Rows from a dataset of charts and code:
<<<<
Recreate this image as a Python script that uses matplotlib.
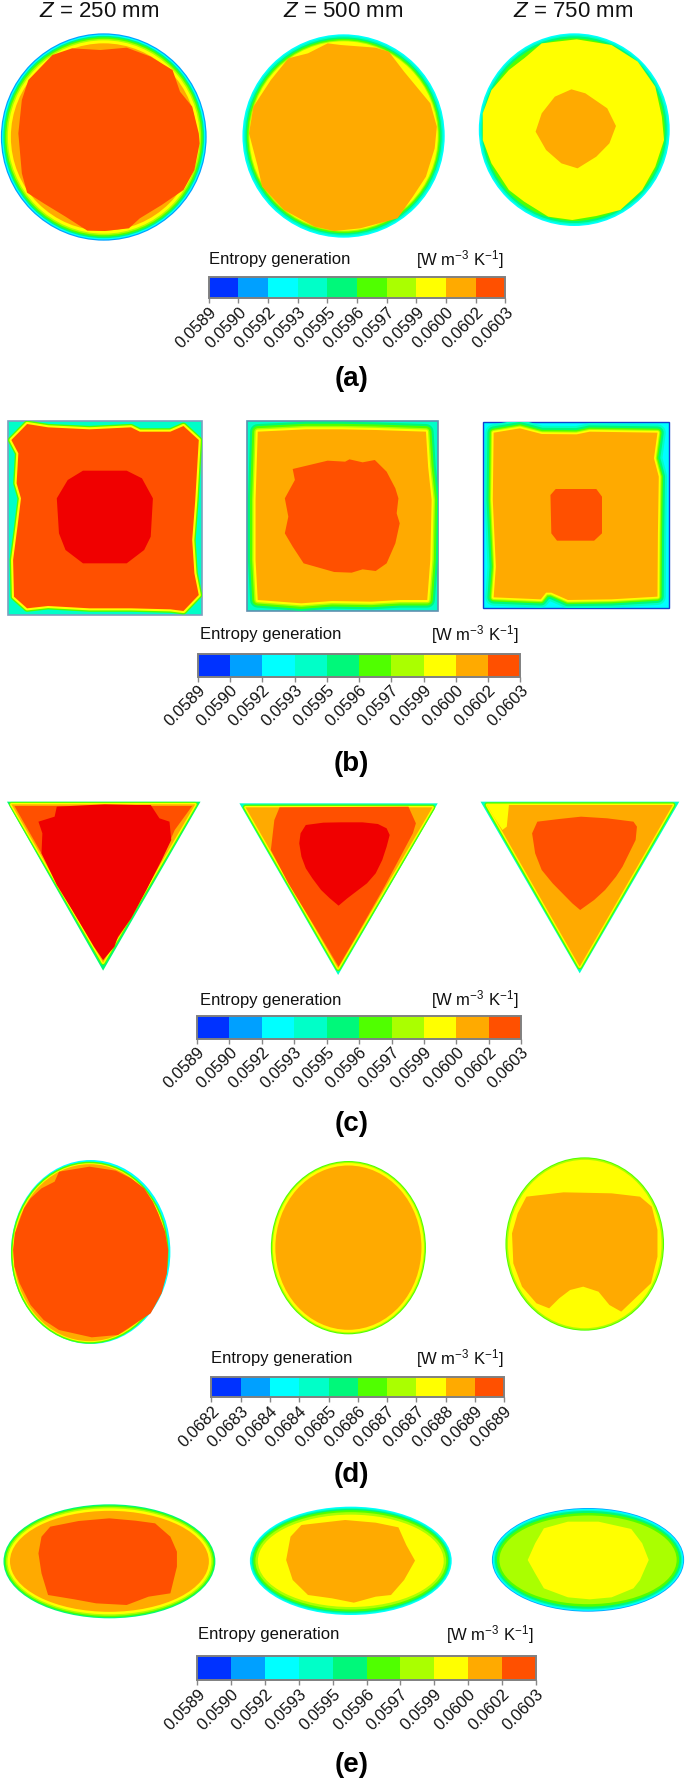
import matplotlib
matplotlib.use("Agg")
import matplotlib.pyplot as plt
import numpy as np
from matplotlib.cm import ScalarMappable
from matplotlib.colors import BoundaryNorm, ListedColormap
from matplotlib.patches import Ellipse, Polygon, Rectangle

plt.rcParams['font.family'] = ['Liberation Sans', 'DejaVu Sans']
plt.rcParams['mathtext.fontset'] = 'custom'
plt.rcParams['mathtext.rm'] = 'Liberation Sans'
plt.rcParams['mathtext.it'] = 'Liberation Sans:italic'

# ======= LEVEL COLOURS (colour bar order, plus the red peak core) =======
levels = ['#0032ff', '#00a0ff', '#00ffff', '#00ffc8', '#00f87a', '#50ff00',
          '#aaff00', '#ffff00', '#ffaa00', '#ff5000', '#f00000']

labels_main = ['0.0589', '0.0590', '0.0592', '0.0593', '0.0595', '0.0596',
               '0.0597', '0.0599', '0.0600', '0.0602', '0.0603']
labels_d = ['0.0682', '0.0683', '0.0684', '0.0684', '0.0685', '0.0686',
            '0.0687', '0.0687', '0.0688', '0.0689', '0.0689']
z_labels = ['250', '500', '750']

# ======= CONTOUR OUTLINES, traced units (x 1568 wide, y 3 per pixel) =======
a1_core = [(165, 145), (230, 150), (290, 143), (345, 170), (395, 210), (412, 275), (440, 320), (455, 400),
           (457, 430), (445, 510), (420, 570), (370, 615), (320, 655), (295, 685), (240, 693), (200, 692),
           (150, 650), (100, 610), (62, 578), (50, 520), (42, 400), (50, 300), (65, 240), (120, 165)]
a2_core = [(750, 130), (780, 135), (860, 143), (890, 155), (925, 215), (985, 310), (1000, 380), (995, 445),
           (975, 530), (945, 590), (910, 655), (825, 685), (765, 693), (720, 680), (650, 630), (600, 560),
           (590, 500), (570, 400), (580, 320), (620, 240), (660, 175), (705, 160)]
a3_yellow = [(1240, 130), (1320, 118), (1400, 135), (1460, 185), (1500, 260), (1515, 350), (1520, 420),
             (1500, 500), (1470, 570), (1420, 630), (1365, 648), (1310, 660), (1255, 650), (1200, 605),
             (1165, 570), (1125, 490), (1105, 420), (1105, 340), (1125, 270), (1165, 210), (1200, 175)]
a3_core = [(1308, 268), (1340, 280), (1390, 325), (1410, 378), (1395, 430), (1365, 470), (1322, 505),
           (1285, 490), (1250, 450), (1226, 395), (1240, 340), (1270, 290)]

b1_main = [(62, 72), (110, 82), (205, 88), (300, 82), (320, 95), (390, 95), (420, 78), (455, 120), (447, 300),
           (440, 420), (445, 520), (455, 585), (420, 633), (390, 628), (300, 625), (205, 625), (110, 618),
           (62, 625), (32, 590), (30, 480), (40, 380), (48, 295), (38, 250), (42, 160), (26, 120)]
b1_core = [(190, 212), (290, 212), (325, 235), (350, 295), (345, 410), (330, 450), (290, 490), (190, 490),
           (150, 450), (135, 400), (130, 295), (155, 240)]
b2_main = [(590, 95), (700, 88), (780, 88), (860, 90), (975, 95), (980, 200), (988, 300), (985, 480),
           (978, 600), (915, 600), (850, 605), (760, 603), (690, 610), (590, 600), (585, 480), (585, 300)]
b2_core = [(670, 207), (750, 182), (790, 185), (800, 178), (830, 187), (858, 180), (885, 215), (905, 265),
           (912, 295), (908, 340), (915, 370), (905, 430), (885, 490), (860, 513), (830, 508), (805, 518),
           (765, 516), (695, 490), (670, 440), (652, 400), (660, 350), (652, 295), (675, 240)]
b3_main = [(1130, 98), (1190, 85), (1240, 102), (1320, 103), (1350, 95), (1505, 98), (1497, 175), (1508, 230),
           (1506, 400), (1505, 590), (1400, 598), (1300, 600), (1262, 578), (1250, 578), (1238, 598),
           (1130, 592), (1135, 500), (1128, 300)]
b3_core = [(1272, 267), (1365, 267), (1378, 290), (1378, 400), (1360, 422), (1275, 422), (1262, 400), (1260, 285)]

c1_edge = [(16, 35), (459, 35), (236, 542)]
c1_orange = [(26, 43), (447, 43), (236, 518)]
c1_main = [(33, 48), (440, 48), (400, 120), (370, 210), (300, 385), (236, 510), (170, 370), (95, 190), (60, 110)]
c1_core = [(130, 50), (240, 43), (310, 45), (345, 45), (365, 85), (388, 95), (392, 150), (370, 210), (335, 300),
           (300, 385), (270, 440), (262, 470), (236, 510), (215, 470), (170, 370), (130, 285), (95, 190),
           (97, 130), (88, 95), (125, 80)]
c2_edge = [(548, 40), (1002, 40), (774, 555)]
c2_orange = [(562, 52), (990, 52), (774, 535)]
c2_main = [(640, 52), (935, 50), (952, 100), (945, 130), (880, 290), (815, 440), (775, 530), (725, 420),
           (660, 280), (620, 180), (628, 90)]
c2_core = [(700, 105), (740, 98), (780, 97), (830, 97), (865, 102), (885, 115), (892, 135), (885, 170),
           (875, 210), (860, 250), (840, 280), (820, 300), (795, 325), (775, 347), (755, 325), (735, 300),
           (715, 265), (700, 235), (690, 200), (685, 160), (688, 130)]
c3_edge = [(1100, 35), (1555, 35), (1327, 550)]
c3_orange = [(1115, 45), (1540, 45), (1327, 530)]
c3_yellow = [(1115, 45), (1165, 45), (1160, 110), (1150, 120), (1130, 80)]
c3_core = [(1230, 95), (1280, 87), (1330, 80), (1390, 85), (1450, 95), (1458, 110), (1455, 150), (1440, 190),
           (1425, 230), (1410, 260), (1385, 300), (1360, 330), (1328, 360), (1310, 340), (1295, 320),
           (1265, 280), (1240, 240), (1225, 190), (1218, 130)]

d1_core = [(135, 65), (205, 50), (265, 62), (300, 85), (330, 115), (350, 155), (362, 190), (378, 245), (385, 300),
           (382, 370), (370, 430), (345, 490), (305, 525), (270, 555), (210, 562), (135, 540), (100, 510),
           (70, 465), (45, 400), (33, 350), (30, 300), (34, 250), (45, 210), (55, 175), (70, 145), (95, 115),
           (125, 95)]
d3_core = [(1205, 140), (1290, 127), (1400, 130), (1465, 140), (1492, 170), (1505, 240), (1505, 320), (1490, 400),
           (1450, 450), (1422, 485), (1395, 465), (1370, 425), (1335, 410), (1305, 420), (1280, 445), (1257, 475),
           (1228, 460), (1195, 410), (1175, 340), (1172, 250), (1185, 190)]

e1_core = [(115, 140), (180, 123), (250, 115), (310, 122), (355, 130), (390, 170), (405, 215), (405, 260),
           (390, 340), (340, 350), (290, 375), (220, 370), (170, 358), (110, 345), (95, 280), (88, 220), (95, 170)]
e2_core = [(690, 135), (790, 120), (860, 128), (912, 142), (930, 195), (950, 242), (925, 300), (895, 345),
           (860, 350), (810, 368), (760, 355), (705, 345), (670, 300), (655, 240), (665, 170)]
e3_core = [(1245, 145), (1300, 125), (1370, 125), (1445, 147), (1470, 190), (1485, 240), (1465, 300), (1450, 325),
           (1400, 352), (1350, 358), (1300, 352), (1245, 325), (1225, 280), (1208, 240), (1225, 190)]

fig = plt.figure(figsize=(6.85, 17.78), dpi=100)


def make_row(y0, h):
    ax = fig.add_axes([0, 1 - (y0 + h) / 1778, 1, h / 1778])
    ax.set_xlim(0, 1568)
    ax.set_ylim(h * 3, 0)
    ax.axis('off')
    return ax


def rings(ax, cx, cy, rx, ry, bands):
    # nested ellipses, outermost first; inset is the band depth in pixels
    for lvl, inset in bands:
        ax.add_patch(Ellipse((cx, cy), 2 * (rx - inset * 2.289), 2 * (ry - inset * 3), fc=levels[lvl], ec='none'))


def region(ax, pts, lvl, halo=(), clip=None):
    # halo = wider strokes under the fill, they make the thin transition bands
    for lw, hl in halo:
        p = Polygon(pts, closed=True, fc='none', ec=levels[hl], lw=lw, joinstyle='round')
        ax.add_patch(p)
        if clip is not None:
            p.set_clip_path(clip)
    ax.add_patch(Polygon(pts, closed=True, fc=levels[lvl], ec='none'))


def legend(ax, y0, x0, x1, ytop, ybot, ytxt, xleft, xright, ticklabels, ylab, name):
    cax = fig.add_axes([x0 / 1568, 1 - (y0 + ybot / 3) / 1778, (x1 - x0) / 1568, (ybot - ytop) / 3 / 1778])
    norm = BoundaryNorm(np.arange(11), 10)
    cb = fig.colorbar(ScalarMappable(norm=norm, cmap=ListedColormap(levels[:10])), cax=cax,
                      orientation='horizontal', spacing='uniform')
    cb.set_ticks(np.arange(11), labels=ticklabels)
    cb.ax.minorticks_off()
    cb.ax.tick_params(axis='x', length=3.5, width=1, color='#888888', pad=1, labelsize=12, labelcolor='#111111')
    for t in cb.ax.get_xticklabels():
        t.set_rotation(45)
        t.set_ha('right')
        t.set_va('top')
        t.set_rotation_mode('anchor')
    cb.outline.set_edgecolor('#808080')
    cb.outline.set_linewidth(1.4)
    ax.text(xleft, ytxt, 'Entropy generation', fontsize=12, ha='left', va='center', color='#111111')
    ax.text(xright, ytxt, r'[W m$^{-3}$ K$^{-1}$]', fontsize=12, ha='right', va='center', color='#111111')
    ax.text(805, ylab, name, fontsize=20, fontweight='bold', ha='center', va='center', color='black')


# ======= (a) circles =======
ax = make_row(0, 400)
for x, z in zip([228, 785, 1312], z_labels):
    ax.text(x, 50, rf'$\mathit{{Z}}$ = {z} mm', fontsize=16, ha='center', va='baseline', color='#111111')
rings(ax, 237.5, 411, 235.5, 311, [(1, 0), (2, 1.2), (4, 2.5), (5, 4), (6, 5.5), (7, 7), (8, 10)])
region(ax, a1_core, 9)
rings(ax, 786.5, 408, 231.5, 305, [(2, 0), (3, 1.5), (4, 3), (5, 4.5), (6, 6), (7, 7)])
region(ax, a2_core, 8)
rings(ax, 1314.5, 389, 218.5, 289, [(2, 0), (3, 1.5), (4, 3), (5, 5), (6, 9)])
region(ax, a3_yellow, 7)
region(ax, a3_core, 8)
legend(ax, 0, 478, 1157, 830, 895, 778, 478, 1152, labels_main, 1138, '(a)')

# ======= (b) squares =======
ax = make_row(400, 400)
r1 = Rectangle((18, 62), 444, 583, fc=levels[3], ec='#7f9fc0', lw=1.2)
ax.add_patch(r1)
region(ax, b1_main, 9, halo=[(5, 5), (3, 7)], clip=r1)
region(ax, b1_core, 10)
r2 = Rectangle((566, 62), 436, 572, fc=levels[3], ec='#6090b0', lw=1.2)
ax.add_patch(r2)
region(ax, b2_main, 8, halo=[(11, 4), (8, 5), (5, 6), (3, 7)], clip=r2)
region(ax, b2_core, 9)
r3 = Rectangle((1106, 66), 426, 559, fc=levels[2], ec='#1040d0', lw=1.0)
ax.add_patch(r3)
region(ax, b3_main, 8, halo=[(12, 3), (9, 4), (6, 5), (4, 6), (2.5, 7)], clip=r3)
region(ax, b3_core, 9)
legend(ax, 400, 453, 1191, 762, 830, 705, 458, 1187, labels_main, 1091, '(b)')

# ======= (c) triangles =======
ax = make_row(790, 360)
region(ax, c1_edge, 4)
region(ax, c1_orange, 8, halo=[(3.5, 5), (2, 7)])
region(ax, c1_main, 9)
region(ax, c1_core, 10)
region(ax, c2_edge, 3)
region(ax, c2_orange, 8, halo=[(4, 5), (2, 7)])
region(ax, c2_main, 9)
region(ax, c2_core, 10)
region(ax, c3_edge, 3)
region(ax, c3_orange, 8, halo=[(4, 5), (2, 7)])
region(ax, c3_yellow, 7)
region(ax, c3_core, 9)
legend(ax, 790, 451, 1193, 678, 746, 630, 458, 1187, labels_main, 1001, '(c)')

# ======= (d) ovals =======
ax = make_row(1150, 330)
rings(ax, 207.5, 306, 182.5, 276, [(2, 0)])
rings(ax, 205.5, 308, 182.5, 276, [(5, 1), (7, 2.5), (8, 3.5)])
region(ax, d1_core, 9)
rings(ax, 797.5, 293, 177.5, 260, [(5, 0), (6, 1), (7, 2), (8, 4.5)])
rings(ax, 1338.5, 282, 181.5, 260, [(5, 0), (6, 1), (7, 2.5)])
region(ax, d3_core, 8)
legend(ax, 1150, 484, 1154, 680, 741, 627, 482, 1152, labels_d, 974, '(d)')

# ======= (e) flat ellipses =======
ax = make_row(1480, 298)
rings(ax, 250.5, 244, 242.5, 171, [(4, 0), (5, 1.2), (6, 2.5), (7, 4), (8, 6.5)])
region(ax, e1_core, 9)
rings(ax, 803, 242.5, 231, 162.5, [(2, 0), (3, 1.2), (4, 2.2), (5, 3.5), (6, 5.5), (7, 8)])
region(ax, e2_core, 8)
rings(ax, 1346, 239.5, 220, 155.5, [(1, 0), (2, .8), (3, 2), (4, 3), (5, 5), (6, 7.5)])
region(ax, e3_core, 7)
legend(ax, 1480, 452, 1226, 528, 600, 465, 453, 1222, labels_main, 856, '(e)')

plt.savefig('out.png', dpi=100)
plt.close()
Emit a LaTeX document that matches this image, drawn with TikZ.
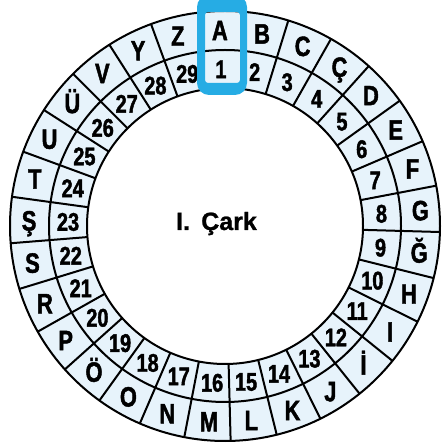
>>>>
In the data above, please extract the lines from the first one through the line with "from matplotlib.patches import", exactly, and keep pictures out.

Recreate this image as a Python script that uses matplotlib.
import matplotlib
matplotlib.use("Agg")
import matplotlib.pyplot as plt
import numpy as np
from matplotlib.cm import ScalarMappable
from matplotlib.colors import BoundaryNorm, ListedColormap
from matplotlib.patches import Ellipse, Polygon, Rectangle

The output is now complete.